Sun over Bačka (1956)

The Sun over Bačka was painted in the painters’ colony in Ečka. Milan Konjović’s first participations in an art colony in Vojvodina coincided with a stylistic turnabout in his painting at the beginning of the 1950s. The fruit of a new feeling about the time and the era was first materialized in the artist’s studio: he started painting stilllifes, interiors with simplified, geometrically stylized shapes and intense colours, sacrificing his gestural stroke and dynamic idiom
to the monumental and unique rhythm of his artwork. The areas of clear colours are outlined by broad black contours, and instead of the classical perspective, the emphasis is on the two-dimensionality of the painting. In artists colonies Konjović transferred his new experiences into landscapes and figural compositions: through transposition and synthesis, he turned elements of reality into visual symbols woven into a firm architectural composition, which lent an extraordinary strength and homogeneity to these pieces. Konjović explained his sudden turnabout in painting from
his “gray” to his “colouristic period” as follows: “There was some criticism about the exhibition entitled ‘The Independent’ which said that I stagnated, that I was not developing, so I thought about that. In 1953, I painted a still-life ‘Nature morte 53 II’ in which I saw the essence: colour, composition and strength. Then the boil burst.

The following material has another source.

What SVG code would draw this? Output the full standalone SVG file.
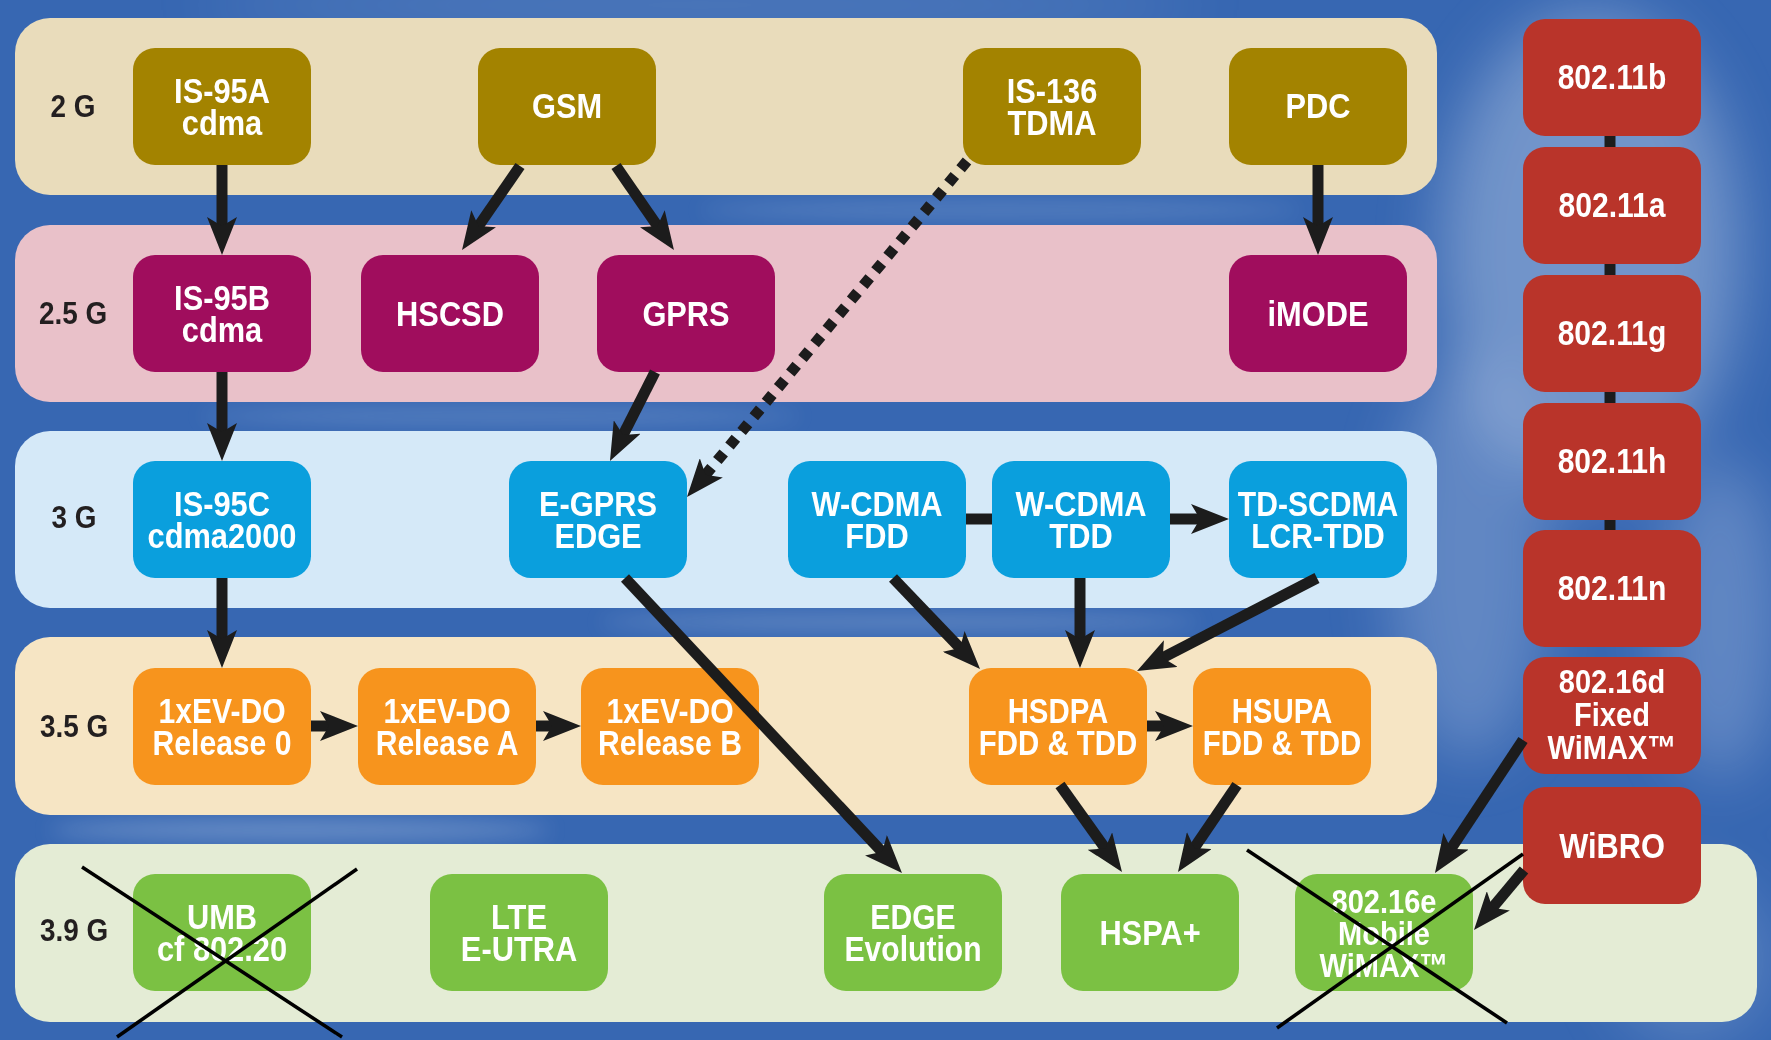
<svg xmlns="http://www.w3.org/2000/svg" width="1771" height="1040" viewBox="0 0 1771 1040">
<defs>
<style>
.nt{font-family:"Liberation Sans","Arial",sans-serif;font-weight:bold;font-size:35px;fill:#ffffff;text-anchor:middle}
.sm{font-size:33px}
.lbl{font-family:"Liberation Sans","Arial",sans-serif;font-weight:bold;font-size:31px;fill:#231f20;text-anchor:middle}
.c2{fill:#a38300}.c25{fill:#a00d5d}.c3{fill:#0a9fdd}.c35{fill:#f7941d}.c39{fill:#7bc143}.cw{fill:#b9342a}
.b2{fill:#e9dcbb}.b25{fill:#e9c1c9}.b3{fill:#d5e9f8}.b35{fill:#f6e5c4}.b39{fill:#e4ecd5}
.conn{stroke:#1c1c1c;stroke-width:11;fill:none;marker-end:url(#ah)}
.dot{stroke-dasharray:10 9}
.link{stroke:#1c1c1c;stroke-width:11;fill:none}
.x{stroke:#000;stroke-width:3.5;fill:none}
</style>
<marker id="ah" markerUnits="userSpaceOnUse" viewBox="0 0 40 30" markerWidth="40" markerHeight="30" refX="18" refY="15" orient="auto">
<path d="M0,0 L38,15 L0,30 L9,15 z" fill="#1c1c1c"/>
</marker>
<filter id="blur" x="-50%" y="-50%" width="200%" height="200%"><feGaussianBlur stdDeviation="30"/></filter>
<filter id="blur2" x="-50%" y="-50%" width="200%" height="200%"><feGaussianBlur stdDeviation="10"/></filter>
</defs>

<g id="background">
<rect x="0" y="0" width="1771" height="1040" fill="#3767b2"/>
<g filter="url(#blur)" fill="#dfe9f6">
<ellipse cx="1590" cy="250" rx="150" ry="240" opacity="0.35"/>
<ellipse cx="1470" cy="560" rx="80" ry="200" opacity="0.25"/>
<ellipse cx="1720" cy="620" rx="60" ry="160" opacity="0.25"/>
<ellipse cx="1690" cy="960" rx="80" ry="80" opacity="0.2"/>
<ellipse cx="700" cy="5" rx="500" ry="20" opacity="0.2"/>
</g>
<g filter="url(#blur2)" fill="#e6eef8">
<ellipse cx="300" cy="830" rx="250" ry="10" opacity="0.3"/>
<ellipse cx="900" cy="622" rx="300" ry="8" opacity="0.25"/>
<ellipse cx="500" cy="416" rx="300" ry="8" opacity="0.2"/>
<ellipse cx="1000" cy="210" rx="300" ry="8" opacity="0.2"/>
</g>
</g>

<g id="bands">
<g id="band-2g"><rect class="b2" x="15" y="18" width="1422" height="177" rx="35"/><text class="lbl" transform="translate(73 0) scale(0.9 1)" x="0" y="117">2 G</text></g>
<g id="band-25g"><rect class="b25" x="15" y="225" width="1422" height="177" rx="35"/><text class="lbl" transform="translate(73 0) scale(0.9 1)" x="0" y="324">2.5 G</text></g>
<g id="band-3g"><rect class="b3" x="15" y="431" width="1422" height="177" rx="35"/><text class="lbl" transform="translate(74 0) scale(0.9 1)" x="0" y="528">3 G</text></g>
<g id="band-35g"><rect class="b35" x="15" y="637" width="1422" height="178" rx="35"/><text class="lbl" transform="translate(74 0) scale(0.9 1)" x="0" y="737">3.5 G</text></g>
<g id="band-39g"><rect class="b39" x="15" y="844" width="1742" height="178" rx="35"/><text class="lbl" transform="translate(74 0) scale(0.9 1)" x="0" y="941">3.9 G</text></g>
</g>

<g id="wifi-links">
<line class="link" x1="1610" y1="130" x2="1610" y2="535" stroke-width="10"/>
</g>

<g id="nodes">
<g id="n-is95a"><rect class="c2" x="133" y="48" width="178" height="117" rx="22"/><text class="nt" transform="translate(222 0) scale(0.88 1)"><tspan x="0" y="103">IS-95A</tspan><tspan x="0" y="135">cdma</tspan></text></g>
<g id="n-gsm"><rect class="c2" x="478" y="48" width="178" height="117" rx="22"/><text class="nt" transform="translate(567 0) scale(0.88 1)" x="0" y="118">GSM</text></g>
<g id="n-is136"><rect class="c2" x="963" y="48" width="178" height="117" rx="22"/><text class="nt" transform="translate(1052 0) scale(0.88 1)"><tspan x="0" y="103">IS-136</tspan><tspan x="0" y="135">TDMA</tspan></text></g>
<g id="n-pdc"><rect class="c2" x="1229" y="48" width="178" height="117" rx="22"/><text class="nt" transform="translate(1318 0) scale(0.88 1)" x="0" y="118">PDC</text></g>

<g id="n-is95b"><rect class="c25" x="133" y="255" width="178" height="117" rx="22"/><text class="nt" transform="translate(222 0) scale(0.88 1)"><tspan x="0" y="310">IS-95B</tspan><tspan x="0" y="342">cdma</tspan></text></g>
<g id="n-hscsd"><rect class="c25" x="361" y="255" width="178" height="117" rx="22"/><text class="nt" transform="translate(450 0) scale(0.88 1)" x="0" y="326">HSCSD</text></g>
<g id="n-gprs"><rect class="c25" x="597" y="255" width="178" height="117" rx="22"/><text class="nt" transform="translate(686 0) scale(0.88 1)" x="0" y="326">GPRS</text></g>
<g id="n-imode"><rect class="c25" x="1229" y="255" width="178" height="117" rx="22"/><text class="nt" transform="translate(1318 0) scale(0.88 1)" x="0" y="326">iMODE</text></g>

<g id="n-is95c"><rect class="c3" x="133" y="461" width="178" height="117" rx="22"/><text class="nt" transform="translate(222 0) scale(0.88 1)"><tspan x="0" y="516">IS-95C</tspan><tspan x="0" y="548">cdma2000</tspan></text></g>
<g id="n-egprs"><rect class="c3" x="509" y="461" width="178" height="117" rx="22"/><text class="nt" transform="translate(598 0) scale(0.88 1)"><tspan x="0" y="516">E-GPRS</tspan><tspan x="0" y="548">EDGE</tspan></text></g>
<g id="n-wcdma-fdd"><rect class="c3" x="788" y="461" width="178" height="117" rx="22"/><text class="nt" transform="translate(877 0) scale(0.88 1)"><tspan x="0" y="516">W-CDMA</tspan><tspan x="0" y="548">FDD</tspan></text></g>
<g id="n-wcdma-tdd"><rect class="c3" x="992" y="461" width="178" height="117" rx="22"/><text class="nt" transform="translate(1081 0) scale(0.88 1)"><tspan x="0" y="516">W-CDMA</tspan><tspan x="0" y="548">TDD</tspan></text></g>
<g id="n-tdscdma"><rect class="c3" x="1229" y="461" width="178" height="117" rx="22"/><text class="nt" transform="translate(1318 0) scale(0.86 1)"><tspan x="0" y="516">TD-SCDMA</tspan><tspan x="0" y="548">LCR-TDD</tspan></text></g>

<g id="n-evdo0"><rect class="c35" x="133" y="668" width="178" height="117" rx="22"/><text class="nt" transform="translate(222 0) scale(0.86 1)"><tspan x="0" y="723">1xEV-DO</tspan><tspan x="0" y="755">Release 0</tspan></text></g>
<g id="n-evdoa"><rect class="c35" x="358" y="668" width="178" height="117" rx="22"/><text class="nt" transform="translate(447 0) scale(0.86 1)"><tspan x="0" y="723">1xEV-DO</tspan><tspan x="0" y="755">Release A</tspan></text></g>
<g id="n-evdob"><rect class="c35" x="581" y="668" width="178" height="117" rx="22"/><text class="nt" transform="translate(670 0) scale(0.86 1)"><tspan x="0" y="723">1xEV-DO</tspan><tspan x="0" y="755">Release B</tspan></text></g>
<g id="n-hsdpa"><rect class="c35" x="969" y="668" width="178" height="117" rx="22"/><text class="nt" transform="translate(1058 0) scale(0.84 1)"><tspan x="0" y="723">HSDPA</tspan><tspan x="0" y="755">FDD &amp; TDD</tspan></text></g>
<g id="n-hsupa"><rect class="c35" x="1193" y="668" width="178" height="117" rx="22"/><text class="nt" transform="translate(1282 0) scale(0.84 1)"><tspan x="0" y="723">HSUPA</tspan><tspan x="0" y="755">FDD &amp; TDD</tspan></text></g>

<g id="n-umb"><rect class="c39" x="133" y="874" width="178" height="117" rx="22"/><text class="nt" transform="translate(222 0) scale(0.88 1)"><tspan x="0" y="929">UMB</tspan><tspan x="0" y="961">cf 802.20</tspan></text></g>
<g id="n-lte"><rect class="c39" x="430" y="874" width="178" height="117" rx="22"/><text class="nt" transform="translate(519 0) scale(0.88 1)"><tspan x="0" y="929">LTE</tspan><tspan x="0" y="961">E-UTRA</tspan></text></g>
<g id="n-edgeevo"><rect class="c39" x="824" y="874" width="178" height="117" rx="22"/><text class="nt" transform="translate(913 0) scale(0.86 1)"><tspan x="0" y="929">EDGE</tspan><tspan x="0" y="961">Evolution</tspan></text></g>
<g id="n-hspaplus"><rect class="c39" x="1061" y="874" width="178" height="117" rx="22"/><text class="nt" transform="translate(1150 0) scale(0.88 1)" x="0" y="945">HSPA+</text></g>
<g id="n-80216e"><rect class="c39" x="1295" y="874" width="178" height="117" rx="22"/><text class="nt sm" transform="translate(1384 0) scale(0.88 1)"><tspan x="0" y="913">802.16e</tspan><tspan x="0" y="945">Mobile</tspan><tspan x="0" y="977">WiMAX™</tspan></text></g>

<g id="n-80211b"><rect class="cw" x="1523" y="19" width="178" height="117" rx="22"/><text class="nt" transform="translate(1612 0) scale(0.86 1)" x="0" y="89">802.11b</text></g>
<g id="n-80211a"><rect class="cw" x="1523" y="147" width="178" height="117" rx="22"/><text class="nt" transform="translate(1612 0) scale(0.86 1)" x="0" y="217">802.11a</text></g>
<g id="n-80211g"><rect class="cw" x="1523" y="275" width="178" height="117" rx="22"/><text class="nt" transform="translate(1612 0) scale(0.86 1)" x="0" y="345">802.11g</text></g>
<g id="n-80211h"><rect class="cw" x="1523" y="403" width="178" height="117" rx="22"/><text class="nt" transform="translate(1612 0) scale(0.86 1)" x="0" y="473">802.11h</text></g>
<g id="n-80211n"><rect class="cw" x="1523" y="530" width="178" height="117" rx="22"/><text class="nt" transform="translate(1612 0) scale(0.86 1)" x="0" y="600">802.11n</text></g>
<g id="n-80216d"><rect class="cw" x="1523" y="657" width="178" height="117" rx="22"/><text class="nt sm" transform="translate(1612 0) scale(0.88 1)"><tspan x="0" y="693">802.16d</tspan><tspan x="0" y="726">Fixed</tspan><tspan x="0" y="759">WiMAX™</tspan></text></g>
<g id="n-wibro"><rect class="cw" x="1523" y="787" width="178" height="117" rx="22"/><text class="nt" transform="translate(1612 0) scale(0.88 1)" x="0" y="858">WiBRO</text></g>
</g>

<g id="connectors">
<line class="conn" x1="222" y1="165" x2="222" y2="235"/>
<line class="conn" x1="520" y1="166" x2="473.4" y2="233.5"/>
<line class="conn" x1="616" y1="166" x2="662.6" y2="233.5"/>
<line class="conn" x1="1318" y1="165" x2="1318" y2="235"/>
<line class="conn" x1="222" y1="372" x2="222" y2="441"/>
<line class="conn" x1="655" y1="372" x2="619" y2="443.1"/>
<line class="conn dot" x1="967" y1="161" x2="699.8" y2="481.6"/>
<line class="conn" x1="222" y1="578" x2="222" y2="648"/>
<line class="conn" x1="311" y1="726" x2="338" y2="726"/>
<line class="conn" x1="536" y1="726" x2="561" y2="726"/>
<line class="conn" x1="625" y1="578" x2="888.3" y2="858.4"/>
<line class="link" x1="966" y1="519" x2="992" y2="519"/>
<line class="conn" x1="1170" y1="519" x2="1209" y2="519"/>
<line class="conn" x1="893" y1="578" x2="966.2" y2="654.5"/>
<line class="conn" x1="1080" y1="578" x2="1080" y2="648"/>
<line class="conn" x1="1317" y1="578" x2="1154.8" y2="661.8"/>
<line class="conn" x1="1147" y1="726" x2="1173" y2="726"/>
<line class="conn" x1="1060" y1="785" x2="1110.4" y2="855.7"/>
<line class="conn" x1="1237" y1="785" x2="1189.2" y2="855.4"/>
<line class="conn" x1="1523" y1="740" x2="1446" y2="856.3"/>
<line class="conn" x1="1524" y1="870" x2="1486.8" y2="914.6"/>
</g>

<g id="crossouts">
<line class="x" x1="82" y1="867" x2="342" y2="1037"/>
<line class="x" x1="357" y1="869" x2="117" y2="1037"/>
<line class="x" x1="1247" y1="850" x2="1507" y2="1023"/>
<line class="x" x1="1523" y1="854" x2="1277" y2="1028"/>
</g>
</svg>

I transposed what I saw in the same way in landscapes – geometrical colourism.” Enthusiastic about the motifs and the environment in general, Konjović always advocated a personal expression about one’s own time and surroundings,
because “only authentic painting,” he used to say, ”which is firmly linked with the artist’s native soil, has its place and value.” Pavle Beljanski bought the painting from the painter in June 1957.